I tested Dependence. I don’t want to write that here, I don’t want to share that with y’all, I don’t want to listen to it myself, and if I had read the book two weeks– just two weeks before I did… I absolutely would not have believed it.

But I could not ignore the results in the book exactly matching the journal notes I’d been making on what I see as I become able to see myself at my worst.

So, meanwhile, my therapist sends me home with a new sheet she’d entitled “Core Beliefs”. I’m calling them “Fear Languages”. You heard of the idea that we have primary “Love Languages”– that if a Touch person isn’t getting Touch all the good Words in the world won’t get through, etc.? Well, this was a sheet of primal-level personal Fears– that particular Fear that if it gets twanged, you’re not hearing anything else, you’re not thinking any longer, you are in the maelstrom.

Took us about ten seconds to figure out my Core Fear is Helplessness.

So– the persona with which I face the world, the way I structure social situations around my Rage… is Dependence.

And the trigger condition which will totally unhinge me, is Helplessness.

Let’s think about how those two constructs work in tandem.

I think I’m due an honorary engineering degree for this one.

So, that was the background. This week’s breakthrough, I took a long hard look at what went well and what didn’t on my first chaplaincy shifts, and nailed the tail of what didn’t go well as it tried to shrink away. I didn’t introduce myself to the chief nurse of my unit because the nurses were too busy to disturb. Uh-uh. That’s not an observation, that there is an excuse: nurses are always busy. If I stay “nice” and “quiet” and “out of the way”, my unit’s chief nurse is never going to know me the way he or she needs to; I have to come out behind the mask to do this job right.

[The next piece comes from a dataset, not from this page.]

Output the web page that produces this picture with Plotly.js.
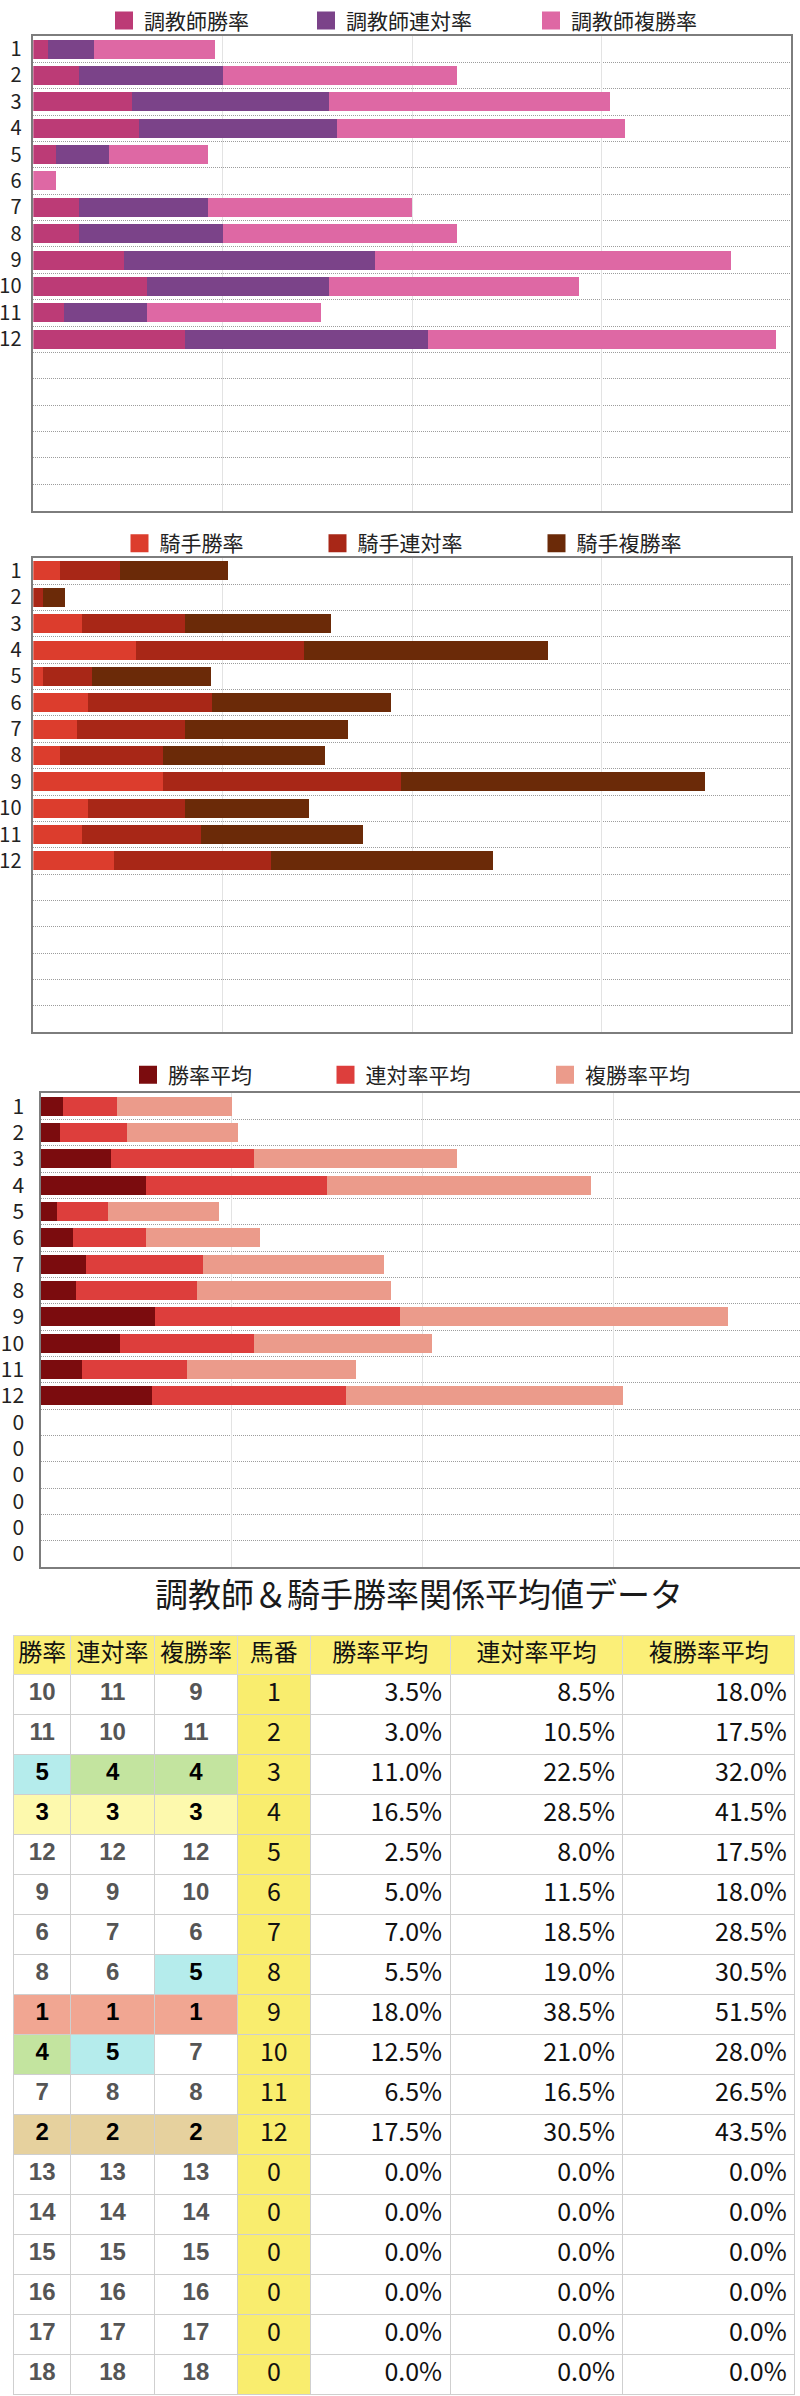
<!DOCTYPE html>
<html><head><meta charset="utf-8">
<script src="https://cdn.plot.ly/plotly-3.0.1.min.js"></script>
<style>html,body{margin:0;padding:0;background:#fff;overflow:hidden}#g{width:800px;height:2396px}</style>
</head><body><div id="g"></div>
<script>
// ---------- data ----------
const horseNo = [1,2,3,4,5,6,7,8,9,10,11,12,0,0,0,0,0,0];
const chartLabels = ['1','2','3','4','5','6','7','8','9','10','11','12','','','','','',''];

const trainerNames = ['調教師勝率','調教師連対率','調教師複勝率'];
const trainerWin    = [2.4, 7.2, 15.6, 16.8, 3.6, 0,   7.2,  7.2, 14.4, 18.0, 4.8, 24.0];
const trainerRentai = [7.2, 22.8, 31.3, 31.3, 8.4, 0,  20.4, 22.8, 39.7, 28.8, 13.2, 38.5];
const trainerFuku   = [19.2, 37.2, 44.4, 45.6, 15.6, 3.6, 32.4, 37.2, 56.5, 39.6, 27.6, 55.2];

const jockeyNames = ['騎手勝率','騎手連対率','騎手複勝率'];
const jockeyWin    = [4.2, 0,   7.7, 16.3, 1.6, 8.6, 6.9, 4.2, 20.6, 8.6, 7.7, 12.8];
const jockeyRentai = [9.5, 1.6, 16.3, 26.6, 7.7, 19.7, 17.2, 16.3, 37.7, 15.4, 18.9, 24.9];
const jockeyFuku   = [17.1, 3.5, 23.1, 38.7, 18.9, 28.4, 25.7, 25.7, 48.1, 19.7, 25.7, 35.2];

const avgNames = ['勝率平均','連対率平均','複勝率平均'];
const avgWin    = [3.5, 3.0, 11.0, 16.5, 2.5, 5.0, 7.0, 5.5, 18.0, 12.5, 6.5, 17.5, 0,0,0,0,0,0];
const avgRentai = [8.5, 10.5, 22.5, 28.5, 8.0, 11.5, 18.5, 19.0, 38.5, 21.0, 16.5, 30.5, 0,0,0,0,0,0];
const avgFuku   = [18.0, 17.5, 32.0, 41.5, 17.5, 18.0, 28.5, 30.5, 51.5, 28.0, 26.5, 43.5, 0,0,0,0,0,0];

const rankWin    = [10,11,5,3,12,9,6,8,1,4,7,2,13,14,15,16,17,18];
const rankRentai = [11,10,4,3,12,9,7,6,1,5,8,2,13,14,15,16,17,18];
const rankFuku   = [9,11,4,3,12,10,6,5,1,7,8,2,13,14,15,16,17,18];

const chartTitle = '調教師＆騎手勝率関係平均値データ';
const tableHeaders = ['勝率','連対率','複勝率','馬番','勝率平均','連対率平均','複勝率平均'];

// ---------- styles ----------
const W = 800, H = 2396;
const py = p => 1 - p / H;
const px = p => p / W;
const JP = '"Noto Sans CJK JP", "Noto Sans", sans-serif';
const colors1 = ['#bc3b76', '#7b4389', '#de68a4'];
const colors2 = ['#dc3d2d', '#a82717', '#6b2a08'];
const colors3 = ['#7b0c0e', '#dd3e3c', '#eb9b8b'];
const rankColors = {1:'#f1a692', 2:'#e6d19e', 3:'#fdf9ad', 4:'#c3e49f', 5:'#b5ecec'};
const headerYellow = '#fbef78';
const horseYellow = '#f9ed6e';

const pos12 = trainerWin.map((_, i) => i + 1);
const pos18 = horseNo.map((_, i) => i + 1);

const traces = [];
function addBars(names, series, colors, xa, ya, yPos, legends) {
  series.forEach((vals, k) => {
    traces.push({
      type: 'bar', orientation: 'h', name: names[k], x: vals, y: yPos,
      width: 0.72, xaxis: xa, yaxis: ya, showlegend: false,
      marker: {color: colors[k], line: {width: 0}},
      hoverinfo: 'x+name'
    });
    traces.push({
      type: 'scatter', mode: 'markers', name: names[k], x: [null], y: [null],
      xaxis: xa, yaxis: ya, legend: legends[k], showlegend: true,
      marker: {symbol: 'square', size: 16, color: colors[k], line: {width: 2, color: colors[k]}}
    });
  });
}
addBars(trainerNames, [trainerWin, trainerRentai, trainerFuku], colors1, 'x', 'y', pos12, ['legend','legend2','legend3']);
addBars(jockeyNames, [jockeyWin, jockeyRentai, jockeyFuku], colors2, 'x2', 'y2', pos12, ['legend4','legend5','legend6']);
addBars(avgNames, [avgWin, avgRentai, avgFuku], colors3, 'x3', 'y3', pos18, ['legend7','legend8','legend9']);

// ---------- table ----------
const rankCols = [rankWin, rankRentai, rankFuku];
const pct = a => a.map(v => v.toFixed(1) + '%');
const cellValues = [
  rankWin.map(String), rankRentai.map(String), rankFuku.map(String),
  horseNo.map(String), pct(avgWin), pct(avgRentai), pct(avgFuku)
];
const cellFill = [
  ...rankCols.map(col => col.map(r => rankColors[r] || '#ffffff')),
  horseNo.map(() => horseYellow),
  avgWin.map(() => '#ffffff'), avgWin.map(() => '#ffffff'), avgWin.map(() => '#ffffff')
];
const cellFontColor = [
  ...rankCols.map(col => col.map(r => r <= 5 ? '#000000' : '#555555')),
  horseNo.map(() => '#111111'),
  avgWin.map(() => '#111111'), avgWin.map(() => '#111111'), avgWin.map(() => '#111111')
];
traces.push({
  type: 'table',
  domain: {x: [px(13.7), px(795)], y: [0, py(1631.5)]},
  columnwidth: [57, 84, 83, 73, 140, 173, 172],
  header: {
    values: tableHeaders, align: 'center', height: 39,
    fill: {color: headerYellow}, line: {color: '#d8d8d8', width: 1},
    font: {family: JP, size: 24, color: '#111111'}
  },
  cells: {
    values: cellValues,
    align: ['center','center','center','center','right','right','right'],
    height: 40,
    fill: {color: cellFill}, line: {color: '#cfcfcf', width: 1},
    font: {
      family: ['Liberation Sans','Liberation Sans','Liberation Sans', JP, JP, JP, JP],
      size: [24, 24, 24, 25, 25, 25, 25],
      weight: ['bold','bold','bold','normal','normal','normal','normal'],
      color: cellFontColor
    }
  }
});

// ---------- layout ----------
const minorTicks = pos18.map(p => p - 0.5).concat([18.5]);
function xAxis(dom, range, anchor) {
  return {domain: dom, range: range, anchor: anchor, fixedrange: true,
    tickmode: 'linear', tick0: 0, dtick: 30, showticklabels: false, ticks: '',
    showgrid: true, gridcolor: '#e3e3e3', gridwidth: 1, zeroline: false,
    showline: true, mirror: true, linecolor: '#7d7d7d', linewidth: 1.5};
}
function yAxis(dom, anchor, labels, fsize, standoff) {
  return {domain: dom, range: [18.5, 0.5], anchor: anchor, fixedrange: true,
    tickmode: 'array', tickvals: pos18, ticktext: labels, ticks: '',
    ticklabelstandoff: standoff,
    tickfont: {family: JP, size: fsize, color: '#222222'},
    showgrid: false, zeroline: false,
    showline: true, mirror: true, linecolor: '#7d7d7d', linewidth: 1.5,
    minor: {tickmode: 'array', tickvals: minorTicks, ticks: '', showgrid: true,
      gridcolor: '#9c9c9c', gridwidth: 1, griddash: '1px,1px'}};
}
function legendAt(centerPx, yPx) {
  return {orientation: 'h', x: px(centerPx - 18), xanchor: 'left', y: py(yPx), yanchor: 'middle',
    bgcolor: 'rgba(0,0,0,0)', borderwidth: 0, itemclick: false, itemdoubleclick: false,
    font: {family: JP, size: 21, color: '#222222'}};
}
const layout = {
  width: W, height: H, margin: {l: 0, r: 0, t: 0, b: 0},
  paper_bgcolor: '#ffffff', plot_bgcolor: '#ffffff',
  barmode: 'stack', hovermode: 'closest', showlegend: true,
  font: {family: JP},
  xaxis: xAxis([px(33.3), px(790.7)], [0, 120], 'y'),
  yaxis: yAxis([py(502), py(25)], 'x', chartLabels, 20, 6),
  xaxis2: xAxis([px(33.3), px(790.7)], [0, 120], 'y2'),
  yaxis2: yAxis([py(1026), py(549.3)], 'x2', chartLabels, 20, 6),
  xaxis3: xAxis([px(41), 1], [0, 119.4], 'y3'),
  yaxis3: yAxis([py(1563.3), py(1087)], 'x3', horseNo.map(String), 21, 11),
  legend: legendAt(122, 10), legend2: legendAt(324, 10), legend3: legendAt(549, 10),
  legend4: legendAt(137.5, 535), legend5: legendAt(335.5, 535), legend6: legendAt(554.5, 535),
  legend7: legendAt(146, 1069), legend8: legendAt(343.5, 1069), legend9: legendAt(563, 1069),
  annotations: [{
    text: chartTitle, xref: 'paper', yref: 'paper', x: px(419), y: py(1589),
    xanchor: 'center', yanchor: 'middle', showarrow: false,
    font: {family: JP, size: 33, color: '#1a1a1a'}
  }]
};
Plotly.newPlot('g', traces, layout, {staticPlot: false, displayModeBar: false});
</script></body></html>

I have just reached the point where what I have consciously chosen to do with my life has locked horns with what I have unconsciously chosen to do with my life.

Plus, there’s been a metric ton of schoolwork that I can barely keep up with.


Steve here again. Whoa. If this student takes action, she will experience genuine growth. Information that does not affect behavior has little value. I suspect there’s gold in them thar words.